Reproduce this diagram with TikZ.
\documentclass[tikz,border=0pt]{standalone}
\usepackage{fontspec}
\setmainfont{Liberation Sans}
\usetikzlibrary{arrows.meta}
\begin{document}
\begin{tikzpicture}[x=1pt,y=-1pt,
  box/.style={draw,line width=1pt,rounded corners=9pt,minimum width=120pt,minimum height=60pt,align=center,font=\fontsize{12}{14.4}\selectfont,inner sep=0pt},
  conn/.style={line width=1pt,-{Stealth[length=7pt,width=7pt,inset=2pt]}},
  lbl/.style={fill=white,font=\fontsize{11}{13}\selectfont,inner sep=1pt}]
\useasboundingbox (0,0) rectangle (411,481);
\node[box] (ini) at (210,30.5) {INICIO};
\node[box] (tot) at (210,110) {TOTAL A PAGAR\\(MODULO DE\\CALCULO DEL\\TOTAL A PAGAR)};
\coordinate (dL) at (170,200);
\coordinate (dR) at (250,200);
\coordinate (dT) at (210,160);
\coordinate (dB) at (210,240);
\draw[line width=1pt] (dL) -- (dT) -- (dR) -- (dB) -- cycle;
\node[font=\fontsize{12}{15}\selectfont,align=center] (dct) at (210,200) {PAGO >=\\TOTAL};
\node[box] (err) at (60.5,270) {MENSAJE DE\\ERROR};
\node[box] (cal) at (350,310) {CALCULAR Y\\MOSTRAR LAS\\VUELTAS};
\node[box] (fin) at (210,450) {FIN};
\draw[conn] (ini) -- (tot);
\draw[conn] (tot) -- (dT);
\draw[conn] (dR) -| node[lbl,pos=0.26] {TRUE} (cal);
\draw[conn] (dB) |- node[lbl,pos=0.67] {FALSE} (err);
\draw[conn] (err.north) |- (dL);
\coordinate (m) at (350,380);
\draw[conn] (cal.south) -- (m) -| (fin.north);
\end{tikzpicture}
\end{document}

**Task details:**
Reproduce the data in its entirety, matching each character.

**Solution to this problem:**
Reproduce this diagram with TikZ.
\documentclass[tikz,border=0pt]{standalone}
\usepackage{fontspec}
\setmainfont{Liberation Sans}
\usetikzlibrary{arrows.meta}
\begin{document}
\begin{tikzpicture}[x=1pt,y=-1pt,
  box/.style={draw,line width=1pt,rounded corners=9pt,minimum width=120pt,minimum height=60pt,align=center,font=\fontsize{12}{14.4}\selectfont,inner sep=0pt},
  conn/.style={line width=1pt,-{Stealth[length=7pt,width=7pt,inset=2pt]}},
  lbl/.style={fill=white,font=\fontsize{11}{13}\selectfont,inner sep=1pt}]
\useasboundingbox (0,0) rectangle (411,481);
\node[box] (ini) at (210,30.5) {INICIO};
\node[box] (tot) at (210,110) {TOTAL A PAGAR\\(MODULO DE\\CALCULO DEL\\TOTAL A PAGAR)};
\coordinate (dL) at (170,200);
\coordinate (dR) at (250,200);
\coordinate (dT) at (210,160);
\coordinate (dB) at (210,240);
\draw[line width=1pt] (dL) -- (dT) -- (dR) -- (dB) -- cycle;
\node[font=\fontsize{12}{15}\selectfont,align=center] (dct) at (210,200) {PAGO >=\\TOTAL};
\node[box] (err) at (60.5,270) {MENSAJE DE\\ERROR};
\node[box] (cal) at (350,310) {CALCULAR Y\\MOSTRAR LAS\\VUELTAS};
\node[box] (fin) at (210,450) {FIN};
\draw[conn] (ini) -- (tot);
\draw[conn] (tot) -- (dT);
\draw[conn] (dR) -| node[lbl,pos=0.26] {TRUE} (cal);
\draw[conn] (dB) |- node[lbl,pos=0.67] {FALSE} (err);
\draw[conn] (err.north) |- (dL);
\coordinate (m) at (350,380);
\draw[conn] (cal.south) -- (m) -| (fin.north);
\end{tikzpicture}
\end{document}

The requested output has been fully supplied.